-- START OF Data block --
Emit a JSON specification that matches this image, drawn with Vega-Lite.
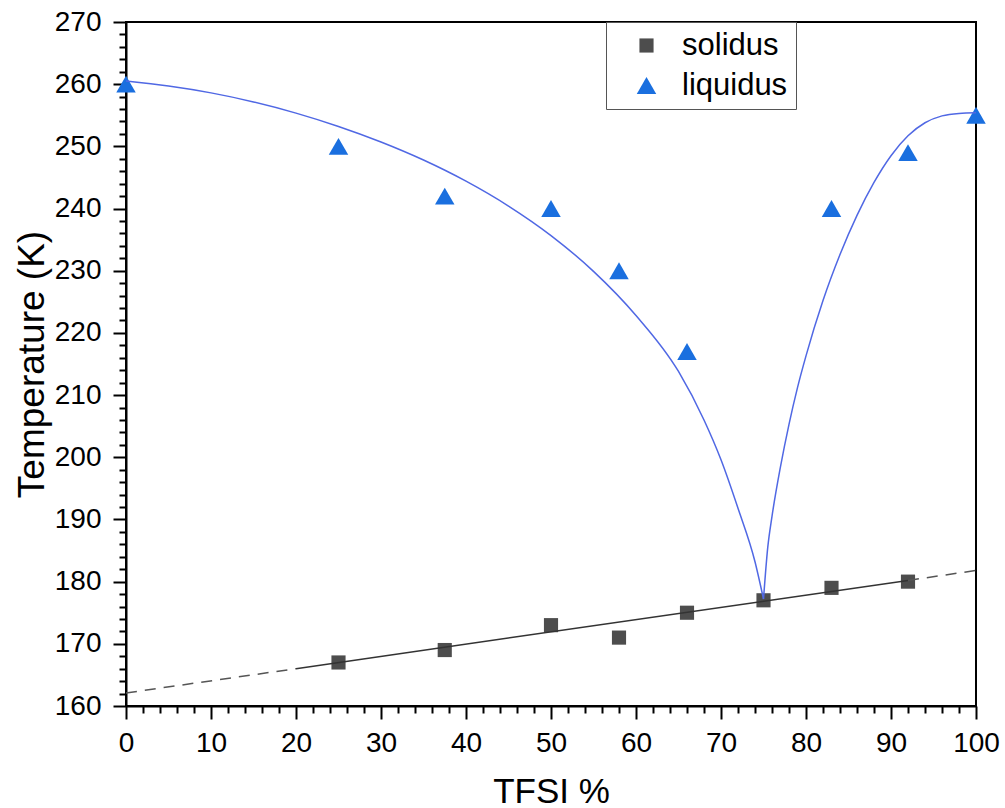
{
  "$schema": "https://vega.github.io/schema/vega-lite/v6.json",
  "width": 850,
  "height": 684,
  "autosize": {"type": "none"},
  "padding": {"left": 126, "top": 22, "right": 29, "bottom": 102},
  "background": "white",
  "config": {
    "view": {"stroke": "black", "strokeWidth": 2},
    "font": "Liberation Sans",
    "axis": {
      "grid": false,
      "domainColor": "black",
      "domainWidth": 2,
      "tickColor": "black",
      "tickWidth": 2,
      "labelColor": "black",
      "labelFont": "Liberation Sans",
      "labelFontSize": 28,
      "titleFont": "Liberation Sans",
      "titleFontWeight": "normal",
      "titleColor": "black",
      "labelOverlap": false,
      "labelFlush": false,
      "labelBound": false
    }
  },
  "datasets": {
    "markers": [
      {"pct": 25, "temp": 167, "phase": "solidus"},
      {"pct": 37.5, "temp": 169, "phase": "solidus"},
      {"pct": 50, "temp": 173, "phase": "solidus"},
      {"pct": 58, "temp": 171, "phase": "solidus"},
      {"pct": 66, "temp": 175, "phase": "solidus"},
      {"pct": 75, "temp": 177, "phase": "solidus"},
      {"pct": 83, "temp": 179, "phase": "solidus"},
      {"pct": 92, "temp": 180, "phase": "solidus"},
      {"pct": 0, "temp": 260, "phase": "liquidus"},
      {"pct": 25, "temp": 250, "phase": "liquidus"},
      {"pct": 37.5, "temp": 242, "phase": "liquidus"},
      {"pct": 50, "temp": 240, "phase": "liquidus"},
      {"pct": 58, "temp": 230, "phase": "liquidus"},
      {"pct": 66, "temp": 217, "phase": "liquidus"},
      {"pct": 83, "temp": 240, "phase": "liquidus"},
      {"pct": 92, "temp": 249, "phase": "liquidus"},
      {"pct": 100, "temp": 255, "phase": "liquidus"}
    ],
    "solfit": [
      {"pct": 0, "temp": 162.1, "seg": "a"},
      {"pct": 20, "temp": 166.0, "seg": "a"},
      {"pct": 20, "temp": 166.0, "seg": "b"},
      {"pct": 92, "temp": 180.2, "seg": "b"},
      {"pct": 92, "temp": 180.2, "seg": "c"},
      {"pct": 100, "temp": 181.8, "seg": "c"}
    ],
    "liqfit": [
      {"pct": 0, "temp": 260.5, "branch": "left"},
      {"pct": 5, "temp": 259.7, "branch": "left"},
      {"pct": 10, "temp": 258.6, "branch": "left"},
      {"pct": 15, "temp": 257.15, "branch": "left"},
      {"pct": 20, "temp": 255.35, "branch": "left"},
      {"pct": 25, "temp": 253.2, "branch": "left"},
      {"pct": 30, "temp": 250.7, "branch": "left"},
      {"pct": 35, "temp": 247.8, "branch": "left"},
      {"pct": 40, "temp": 244.4, "branch": "left"},
      {"pct": 45, "temp": 240.4, "branch": "left"},
      {"pct": 50, "temp": 235.65, "branch": "left"},
      {"pct": 55, "temp": 229.9, "branch": "left"},
      {"pct": 60, "temp": 222.8, "branch": "left"},
      {"pct": 65, "temp": 213.8, "branch": "left"},
      {"pct": 68, "temp": 206.0, "branch": "left"},
      {"pct": 70, "temp": 199.6, "branch": "left"},
      {"pct": 72, "temp": 191.8, "branch": "left"},
      {"pct": 74, "temp": 183.2, "branch": "left"},
      {"pct": 75, "temp": 177.2, "branch": "left"},
      {"pct": 75, "temp": 177.2, "branch": "right"},
      {"pct": 75.5, "temp": 185.5, "branch": "right"},
      {"pct": 76, "temp": 190.5, "branch": "right"},
      {"pct": 77, "temp": 198.5, "branch": "right"},
      {"pct": 78, "temp": 205.3, "branch": "right"},
      {"pct": 79, "temp": 211.2, "branch": "right"},
      {"pct": 80, "temp": 216.3, "branch": "right"},
      {"pct": 82, "temp": 225.2, "branch": "right"},
      {"pct": 84, "temp": 232.6, "branch": "right"},
      {"pct": 86, "temp": 238.9, "branch": "right"},
      {"pct": 88, "temp": 244.2, "branch": "right"},
      {"pct": 90, "temp": 248.5, "branch": "right"},
      {"pct": 92, "temp": 251.7, "branch": "right"},
      {"pct": 94, "temp": 253.8, "branch": "right"},
      {"pct": 96, "temp": 254.9, "branch": "right"},
      {"pct": 98, "temp": 255.3, "branch": "right"},
      {"pct": 100, "temp": 255.4, "branch": "right"}
    ]
  },
  "encoding": {
    "x": {
      "field": "pct",
      "type": "quantitative",
      "scale": {"domain": [0, 100], "nice": false, "zero": false},
      "axis": {
        "title": "TFSI %",
        "titleFontSize": 35,
        "values": [0,2,4,6,8,10,12,14,16,18,20,22,24,26,28,30,32,34,36,38,40,42,44,46,48,50,52,54,56,58,60,62,64,66,68,70,72,74,76,78,80,82,84,86,88,90,92,94,96,98,100],
        "labelExpr": "datum.value % 10 === 0 ? datum.label : ''",
        "tickSize": {"condition": {"test": "datum.value % 10 === 0", "value": 13}, "value": 7},
        "labelPadding": 10,
        "titlePadding": 17
      }
    },
    "y": {
      "field": "temp",
      "type": "quantitative",
      "scale": {"domain": [160, 270], "nice": false, "zero": false},
      "axis": {
        "title": "Temperature (K)",
        "titleFontSize": 37,
        "values": [160,162,164,166,168,170,172,174,176,178,180,182,184,186,188,190,192,194,196,198,200,202,204,206,208,210,212,214,216,218,220,222,224,226,228,230,232,234,236,238,240,242,244,246,248,250,252,254,256,258,260,262,264,266,268,270],
        "labelExpr": "datum.value % 10 === 0 ? datum.label : ''",
        "tickSize": {"condition": {"test": "datum.value % 10 === 0", "value": 13}, "value": 7},
        "labelPadding": 12,
        "titlePadding": 3
      }
    }
  },
  "layer": [
    {
      "data": {"name": "markers"},
      "mark": {"type": "point", "filled": true, "opacity": 1, "strokeWidth": 0},
      "encoding": {
        "color": {
          "field": "phase",
          "type": "nominal",
          "scale": {"domain": ["solidus", "liquidus"], "range": ["#4d4d4d", "#1a6fdf"]},
          "legend": {
            "title": null,
            "orient": "none",
            "legendX": 480,
            "legendY": 0,
            "strokeColor": "#555555",
            "fillColor": "white",
            "padding": 8,
            "symbolOffset": 17,
            "labelOffset": 20,
            "labelFontSize": 31,
            "labelColor": "black",
            "labelFont": "Liberation Sans",
            "rowPadding": 8,
            "symbolStrokeWidth": 0,
            "symbolOpacity": 1
          }
        },
        "shape": {
          "field": "phase",
          "type": "nominal",
          "scale": {"domain": ["solidus", "liquidus"], "range": ["square", "triangle-up"]}
        },
        "size": {
          "field": "phase",
          "type": "nominal",
          "scale": {"type": "ordinal", "domain": ["solidus", "liquidus"], "range": [200, 380]}
        }
      }
    },
    {
      "data": {"name": "solfit"},
      "transform": [{"filter": "datum.seg === 'b'"}],
      "mark": {"type": "line", "color": "#333333", "strokeWidth": 1.5},
      "encoding": {}
    },
    {
      "data": {"name": "solfit"},
      "transform": [{"filter": "datum.seg !== 'b'"}],
      "mark": {"type": "line", "color": "#555555", "strokeWidth": 1.5, "strokeDash": [11, 8]},
      "encoding": {"detail": {"field": "seg", "type": "nominal"}}
    },
    {
      "data": {"name": "liqfit"},
      "mark": {"type": "line", "color": "#5068e4", "strokeWidth": 1.5, "interpolate": "monotone"},
      "encoding": {"detail": {"field": "branch", "type": "nominal"}}
    }
  ]
}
-- END OF Data block --
Copy the whole listing above word for word but do not carry over the pictures.

Reply:
Emit a JSON specification that matches this image, drawn with Vega-Lite.
{
  "$schema": "https://vega.github.io/schema/vega-lite/v6.json",
  "width": 850,
  "height": 684,
  "autosize": {"type": "none"},
  "padding": {"left": 126, "top": 22, "right": 29, "bottom": 102},
  "background": "white",
  "config": {
    "view": {"stroke": "black", "strokeWidth": 2},
    "font": "Liberation Sans",
    "axis": {
      "grid": false,
      "domainColor": "black",
      "domainWidth": 2,
      "tickColor": "black",
      "tickWidth": 2,
      "labelColor": "black",
      "labelFont": "Liberation Sans",
      "labelFontSize": 28,
      "titleFont": "Liberation Sans",
      "titleFontWeight": "normal",
      "titleColor": "black",
      "labelOverlap": false,
      "labelFlush": false,
      "labelBound": false
    }
  },
  "datasets": {
    "markers": [
      {"pct": 25, "temp": 167, "phase": "solidus"},
      {"pct": 37.5, "temp": 169, "phase": "solidus"},
      {"pct": 50, "temp": 173, "phase": "solidus"},
      {"pct": 58, "temp": 171, "phase": "solidus"},
      {"pct": 66, "temp": 175, "phase": "solidus"},
      {"pct": 75, "temp": 177, "phase": "solidus"},
      {"pct": 83, "temp": 179, "phase": "solidus"},
      {"pct": 92, "temp": 180, "phase": "solidus"},
      {"pct": 0, "temp": 260, "phase": "liquidus"},
      {"pct": 25, "temp": 250, "phase": "liquidus"},
      {"pct": 37.5, "temp": 242, "phase": "liquidus"},
      {"pct": 50, "temp": 240, "phase": "liquidus"},
      {"pct": 58, "temp": 230, "phase": "liquidus"},
      {"pct": 66, "temp": 217, "phase": "liquidus"},
      {"pct": 83, "temp": 240, "phase": "liquidus"},
      {"pct": 92, "temp": 249, "phase": "liquidus"},
      {"pct": 100, "temp": 255, "phase": "liquidus"}
    ],
    "solfit": [
      {"pct": 0, "temp": 162.1, "seg": "a"},
      {"pct": 20, "temp": 166.0, "seg": "a"},
      {"pct": 20, "temp": 166.0, "seg": "b"},
      {"pct": 92, "temp": 180.2, "seg": "b"},
      {"pct": 92, "temp": 180.2, "seg": "c"},
      {"pct": 100, "temp": 181.8, "seg": "c"}
    ],
    "liqfit": [
      {"pct": 0, "temp": 260.5, "branch": "left"},
      {"pct": 5, "temp": 259.7, "branch": "left"},
      {"pct": 10, "temp": 258.6, "branch": "left"},
      {"pct": 15, "temp": 257.15, "branch": "left"},
      {"pct": 20, "temp": 255.35, "branch": "left"},
      {"pct": 25, "temp": 253.2, "branch": "left"},
      {"pct": 30, "temp": 250.7, "branch": "left"},
      {"pct": 35, "temp": 247.8, "branch": "left"},
      {"pct": 40, "temp": 244.4, "branch": "left"},
      {"pct": 45, "temp": 240.4, "branch": "left"},
      {"pct": 50, "temp": 235.65, "branch": "left"},
      {"pct": 55, "temp": 229.9, "branch": "left"},
      {"pct": 60, "temp": 222.8, "branch": "left"},
      {"pct": 65, "temp": 213.8, "branch": "left"},
      {"pct": 68, "temp": 206.0, "branch": "left"},
      {"pct": 70, "temp": 199.6, "branch": "left"},
      {"pct": 72, "temp": 191.8, "branch": "left"},
      {"pct": 74, "temp": 183.2, "branch": "left"},
      {"pct": 75, "temp": 177.2, "branch": "left"},
      {"pct": 75, "temp": 177.2, "branch": "right"},
      {"pct": 75.5, "temp": 185.5, "branch": "right"},
      {"pct": 76, "temp": 190.5, "branch": "right"},
      {"pct": 77, "temp": 198.5, "branch": "right"},
      {"pct": 78, "temp": 205.3, "branch": "right"},
      {"pct": 79, "temp": 211.2, "branch": "right"},
      {"pct": 80, "temp": 216.3, "branch": "right"},
      {"pct": 82, "temp": 225.2, "branch": "right"},
      {"pct": 84, "temp": 232.6, "branch": "right"},
      {"pct": 86, "temp": 238.9, "branch": "right"},
      {"pct": 88, "temp": 244.2, "branch": "right"},
      {"pct": 90, "temp": 248.5, "branch": "right"},
      {"pct": 92, "temp": 251.7, "branch": "right"},
      {"pct": 94, "temp": 253.8, "branch": "right"},
      {"pct": 96, "temp": 254.9, "branch": "right"},
      {"pct": 98, "temp": 255.3, "branch": "right"},
      {"pct": 100, "temp": 255.4, "branch": "right"}
    ]
  },
  "encoding": {
    "x": {
      "field": "pct",
      "type": "quantitative",
      "scale": {"domain": [0, 100], "nice": false, "zero": false},
      "axis": {
        "title": "TFSI %",
        "titleFontSize": 35,
        "values": [0,2,4,6,8,10,12,14,16,18,20,22,24,26,28,30,32,34,36,38,40,42,44,46,48,50,52,54,56,58,60,62,64,66,68,70,72,74,76,78,80,82,84,86,88,90,92,94,96,98,100],
        "labelExpr": "datum.value % 10 === 0 ? datum.label : ''",
        "tickSize": {"condition": {"test": "datum.value % 10 === 0", "value": 13}, "value": 7},
        "labelPadding": 10,
        "titlePadding": 17
      }
    },
    "y": {
      "field": "temp",
      "type": "quantitative",
      "scale": {"domain": [160, 270], "nice": false, "zero": false},
      "axis": {
        "title": "Temperature (K)",
        "titleFontSize": 37,
        "values": [160,162,164,166,168,170,172,174,176,178,180,182,184,186,188,190,192,194,196,198,200,202,204,206,208,210,212,214,216,218,220,222,224,226,228,230,232,234,236,238,240,242,244,246,248,250,252,254,256,258,260,262,264,266,268,270],
        "labelExpr": "datum.value % 10 === 0 ? datum.label : ''",
        "tickSize": {"condition": {"test": "datum.value % 10 === 0", "value": 13}, "value": 7},
        "labelPadding": 12,
        "titlePadding": 3
      }
    }
  },
  "layer": [
    {
      "data": {"name": "markers"},
      "mark": {"type": "point", "filled": true, "opacity": 1, "strokeWidth": 0},
      "encoding": {
        "color": {
          "field": "phase",
          "type": "nominal",
          "scale": {"domain": ["solidus", "liquidus"], "range": ["#4d4d4d", "#1a6fdf"]},
          "legend": {
            "title": null,
            "orient": "none",
            "legendX": 480,
            "legendY": 0,
            "strokeColor": "#555555",
            "fillColor": "white",
            "padding": 8,
            "symbolOffset": 17,
            "labelOffset": 20,
            "labelFontSize": 31,
            "labelColor": "black",
            "labelFont": "Liberation Sans",
            "rowPadding": 8,
            "symbolStrokeWidth": 0,
            "symbolOpacity": 1
          }
        },
        "shape": {
          "field": "phase",
          "type": "nominal",
          "scale": {"domain": ["solidus", "liquidus"], "range": ["square", "triangle-up"]}
        },
        "size": {
          "field": "phase",
          "type": "nominal",
          "scale": {"type": "ordinal", "domain": ["solidus", "liquidus"], "range": [200, 380]}
        }
      }
    },
    {
      "data": {"name": "solfit"},
      "transform": [{"filter": "datum.seg === 'b'"}],
      "mark": {"type": "line", "color": "#333333", "strokeWidth": 1.5},
      "encoding": {}
    },
    {
      "data": {"name": "solfit"},
      "transform": [{"filter": "datum.seg !== 'b'"}],
      "mark": {"type": "line", "color": "#555555", "strokeWidth": 1.5, "strokeDash": [11, 8]},
      "encoding": {"detail": {"field": "seg", "type": "nominal"}}
    },
    {
      "data": {"name": "liqfit"},
      "mark": {"type": "line", "color": "#5068e4", "strokeWidth": 1.5, "interpolate": "monotone"},
      "encoding": {"detail": {"field": "branch", "type": "nominal"}}
    }
  ]
}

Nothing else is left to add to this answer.